(DATA)
------------------------

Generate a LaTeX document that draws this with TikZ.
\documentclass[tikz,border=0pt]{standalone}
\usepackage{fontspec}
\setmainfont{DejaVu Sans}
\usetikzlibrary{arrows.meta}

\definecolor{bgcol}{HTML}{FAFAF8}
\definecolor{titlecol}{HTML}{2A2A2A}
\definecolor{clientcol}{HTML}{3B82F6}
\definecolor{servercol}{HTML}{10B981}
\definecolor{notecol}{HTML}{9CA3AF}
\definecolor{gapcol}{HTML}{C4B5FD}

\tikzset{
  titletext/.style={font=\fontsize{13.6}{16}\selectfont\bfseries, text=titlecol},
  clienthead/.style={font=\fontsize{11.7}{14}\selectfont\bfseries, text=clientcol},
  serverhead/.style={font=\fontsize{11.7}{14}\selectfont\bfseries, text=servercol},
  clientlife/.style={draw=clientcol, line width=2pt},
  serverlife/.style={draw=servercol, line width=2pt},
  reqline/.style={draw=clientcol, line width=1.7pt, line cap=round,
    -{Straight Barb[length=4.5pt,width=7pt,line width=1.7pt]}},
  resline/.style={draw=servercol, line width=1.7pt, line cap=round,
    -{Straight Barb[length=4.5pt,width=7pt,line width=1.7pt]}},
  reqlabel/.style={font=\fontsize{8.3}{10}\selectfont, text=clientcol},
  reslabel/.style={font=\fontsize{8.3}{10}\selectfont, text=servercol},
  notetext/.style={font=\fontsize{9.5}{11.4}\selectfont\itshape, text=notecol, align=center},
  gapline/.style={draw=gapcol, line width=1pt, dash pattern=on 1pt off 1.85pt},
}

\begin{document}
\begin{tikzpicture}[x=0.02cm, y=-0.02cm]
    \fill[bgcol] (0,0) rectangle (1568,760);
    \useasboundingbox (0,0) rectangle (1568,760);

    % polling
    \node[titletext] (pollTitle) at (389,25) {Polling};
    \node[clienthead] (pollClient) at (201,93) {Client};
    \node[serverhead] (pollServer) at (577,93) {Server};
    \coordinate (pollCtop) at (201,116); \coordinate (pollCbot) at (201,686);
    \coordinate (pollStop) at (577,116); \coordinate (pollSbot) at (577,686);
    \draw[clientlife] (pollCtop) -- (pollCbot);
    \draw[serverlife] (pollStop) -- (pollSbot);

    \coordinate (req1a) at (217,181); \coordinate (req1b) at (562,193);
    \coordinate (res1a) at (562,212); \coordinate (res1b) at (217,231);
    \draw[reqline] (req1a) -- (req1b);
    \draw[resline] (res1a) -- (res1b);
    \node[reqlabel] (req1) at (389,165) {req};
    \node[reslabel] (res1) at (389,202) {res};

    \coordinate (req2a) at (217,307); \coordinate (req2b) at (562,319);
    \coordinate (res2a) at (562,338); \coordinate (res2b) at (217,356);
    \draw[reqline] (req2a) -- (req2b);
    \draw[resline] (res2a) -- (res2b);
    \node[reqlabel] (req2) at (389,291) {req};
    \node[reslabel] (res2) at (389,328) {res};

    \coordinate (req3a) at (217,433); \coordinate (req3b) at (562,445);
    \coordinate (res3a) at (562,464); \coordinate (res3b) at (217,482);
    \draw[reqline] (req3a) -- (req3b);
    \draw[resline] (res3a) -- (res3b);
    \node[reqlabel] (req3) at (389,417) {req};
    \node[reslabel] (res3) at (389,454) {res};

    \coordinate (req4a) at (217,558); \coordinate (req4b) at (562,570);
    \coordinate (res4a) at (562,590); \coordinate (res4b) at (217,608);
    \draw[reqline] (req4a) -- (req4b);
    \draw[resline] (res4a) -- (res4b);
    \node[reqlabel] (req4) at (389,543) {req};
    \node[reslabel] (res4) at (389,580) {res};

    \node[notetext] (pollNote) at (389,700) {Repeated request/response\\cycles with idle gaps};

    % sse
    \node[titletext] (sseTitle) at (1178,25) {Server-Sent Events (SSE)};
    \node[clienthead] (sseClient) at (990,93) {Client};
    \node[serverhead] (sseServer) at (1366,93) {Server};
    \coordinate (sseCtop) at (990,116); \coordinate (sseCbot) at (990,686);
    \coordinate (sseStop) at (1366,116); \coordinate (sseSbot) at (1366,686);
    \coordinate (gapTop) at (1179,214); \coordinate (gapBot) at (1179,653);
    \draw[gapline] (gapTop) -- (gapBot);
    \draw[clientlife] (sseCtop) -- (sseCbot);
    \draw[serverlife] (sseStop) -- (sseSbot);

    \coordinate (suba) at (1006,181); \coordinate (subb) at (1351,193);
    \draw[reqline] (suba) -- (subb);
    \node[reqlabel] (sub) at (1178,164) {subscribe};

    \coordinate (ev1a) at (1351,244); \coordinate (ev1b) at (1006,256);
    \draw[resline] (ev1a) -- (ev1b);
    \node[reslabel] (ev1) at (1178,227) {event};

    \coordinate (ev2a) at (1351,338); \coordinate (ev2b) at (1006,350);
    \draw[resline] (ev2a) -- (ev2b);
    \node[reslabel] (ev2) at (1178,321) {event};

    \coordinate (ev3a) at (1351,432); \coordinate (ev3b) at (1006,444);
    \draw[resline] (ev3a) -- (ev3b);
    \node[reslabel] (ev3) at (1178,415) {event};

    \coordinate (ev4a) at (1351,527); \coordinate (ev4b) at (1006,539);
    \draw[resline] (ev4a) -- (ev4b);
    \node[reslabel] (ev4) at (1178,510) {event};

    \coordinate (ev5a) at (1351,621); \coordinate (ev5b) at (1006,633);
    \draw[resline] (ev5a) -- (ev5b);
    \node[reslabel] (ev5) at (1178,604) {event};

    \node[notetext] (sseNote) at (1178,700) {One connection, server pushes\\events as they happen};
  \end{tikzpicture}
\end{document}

------------------------

(DESCRIPTION OF THE TASK) Copy out the whole listing exactly; please set it all down.

(RESPONSE TO THIS TASK)
Generate a LaTeX document that draws this with TikZ.
\documentclass[tikz,border=0pt]{standalone}
\usepackage{fontspec}
\setmainfont{DejaVu Sans}
\usetikzlibrary{arrows.meta}

\definecolor{bgcol}{HTML}{FAFAF8}
\definecolor{titlecol}{HTML}{2A2A2A}
\definecolor{clientcol}{HTML}{3B82F6}
\definecolor{servercol}{HTML}{10B981}
\definecolor{notecol}{HTML}{9CA3AF}
\definecolor{gapcol}{HTML}{C4B5FD}

\tikzset{
  titletext/.style={font=\fontsize{13.6}{16}\selectfont\bfseries, text=titlecol},
  clienthead/.style={font=\fontsize{11.7}{14}\selectfont\bfseries, text=clientcol},
  serverhead/.style={font=\fontsize{11.7}{14}\selectfont\bfseries, text=servercol},
  clientlife/.style={draw=clientcol, line width=2pt},
  serverlife/.style={draw=servercol, line width=2pt},
  reqline/.style={draw=clientcol, line width=1.7pt, line cap=round,
    -{Straight Barb[length=4.5pt,width=7pt,line width=1.7pt]}},
  resline/.style={draw=servercol, line width=1.7pt, line cap=round,
    -{Straight Barb[length=4.5pt,width=7pt,line width=1.7pt]}},
  reqlabel/.style={font=\fontsize{8.3}{10}\selectfont, text=clientcol},
  reslabel/.style={font=\fontsize{8.3}{10}\selectfont, text=servercol},
  notetext/.style={font=\fontsize{9.5}{11.4}\selectfont\itshape, text=notecol, align=center},
  gapline/.style={draw=gapcol, line width=1pt, dash pattern=on 1pt off 1.85pt},
}

\begin{document}
\begin{tikzpicture}[x=0.02cm, y=-0.02cm]
    \fill[bgcol] (0,0) rectangle (1568,760);
    \useasboundingbox (0,0) rectangle (1568,760);

    % polling
    \node[titletext] (pollTitle) at (389,25) {Polling};
    \node[clienthead] (pollClient) at (201,93) {Client};
    \node[serverhead] (pollServer) at (577,93) {Server};
    \coordinate (pollCtop) at (201,116); \coordinate (pollCbot) at (201,686);
    \coordinate (pollStop) at (577,116); \coordinate (pollSbot) at (577,686);
    \draw[clientlife] (pollCtop) -- (pollCbot);
    \draw[serverlife] (pollStop) -- (pollSbot);

    \coordinate (req1a) at (217,181); \coordinate (req1b) at (562,193);
    \coordinate (res1a) at (562,212); \coordinate (res1b) at (217,231);
    \draw[reqline] (req1a) -- (req1b);
    \draw[resline] (res1a) -- (res1b);
    \node[reqlabel] (req1) at (389,165) {req};
    \node[reslabel] (res1) at (389,202) {res};

    \coordinate (req2a) at (217,307); \coordinate (req2b) at (562,319);
    \coordinate (res2a) at (562,338); \coordinate (res2b) at (217,356);
    \draw[reqline] (req2a) -- (req2b);
    \draw[resline] (res2a) -- (res2b);
    \node[reqlabel] (req2) at (389,291) {req};
    \node[reslabel] (res2) at (389,328) {res};

    \coordinate (req3a) at (217,433); \coordinate (req3b) at (562,445);
    \coordinate (res3a) at (562,464); \coordinate (res3b) at (217,482);
    \draw[reqline] (req3a) -- (req3b);
    \draw[resline] (res3a) -- (res3b);
    \node[reqlabel] (req3) at (389,417) {req};
    \node[reslabel] (res3) at (389,454) {res};

    \coordinate (req4a) at (217,558); \coordinate (req4b) at (562,570);
    \coordinate (res4a) at (562,590); \coordinate (res4b) at (217,608);
    \draw[reqline] (req4a) -- (req4b);
    \draw[resline] (res4a) -- (res4b);
    \node[reqlabel] (req4) at (389,543) {req};
    \node[reslabel] (res4) at (389,580) {res};

    \node[notetext] (pollNote) at (389,700) {Repeated request/response\\cycles with idle gaps};

    % sse
    \node[titletext] (sseTitle) at (1178,25) {Server-Sent Events (SSE)};
    \node[clienthead] (sseClient) at (990,93) {Client};
    \node[serverhead] (sseServer) at (1366,93) {Server};
    \coordinate (sseCtop) at (990,116); \coordinate (sseCbot) at (990,686);
    \coordinate (sseStop) at (1366,116); \coordinate (sseSbot) at (1366,686);
    \coordinate (gapTop) at (1179,214); \coordinate (gapBot) at (1179,653);
    \draw[gapline] (gapTop) -- (gapBot);
    \draw[clientlife] (sseCtop) -- (sseCbot);
    \draw[serverlife] (sseStop) -- (sseSbot);

    \coordinate (suba) at (1006,181); \coordinate (subb) at (1351,193);
    \draw[reqline] (suba) -- (subb);
    \node[reqlabel] (sub) at (1178,164) {subscribe};

    \coordinate (ev1a) at (1351,244); \coordinate (ev1b) at (1006,256);
    \draw[resline] (ev1a) -- (ev1b);
    \node[reslabel] (ev1) at (1178,227) {event};

    \coordinate (ev2a) at (1351,338); \coordinate (ev2b) at (1006,350);
    \draw[resline] (ev2a) -- (ev2b);
    \node[reslabel] (ev2) at (1178,321) {event};

    \coordinate (ev3a) at (1351,432); \coordinate (ev3b) at (1006,444);
    \draw[resline] (ev3a) -- (ev3b);
    \node[reslabel] (ev3) at (1178,415) {event};

    \coordinate (ev4a) at (1351,527); \coordinate (ev4b) at (1006,539);
    \draw[resline] (ev4a) -- (ev4b);
    \node[reslabel] (ev4) at (1178,510) {event};

    \coordinate (ev5a) at (1351,621); \coordinate (ev5b) at (1006,633);
    \draw[resline] (ev5a) -- (ev5b);
    \node[reslabel] (ev5) at (1178,604) {event};

    \node[notetext] (sseNote) at (1178,700) {One connection, server pushes\\events as they happen};
  \end{tikzpicture}
\end{document}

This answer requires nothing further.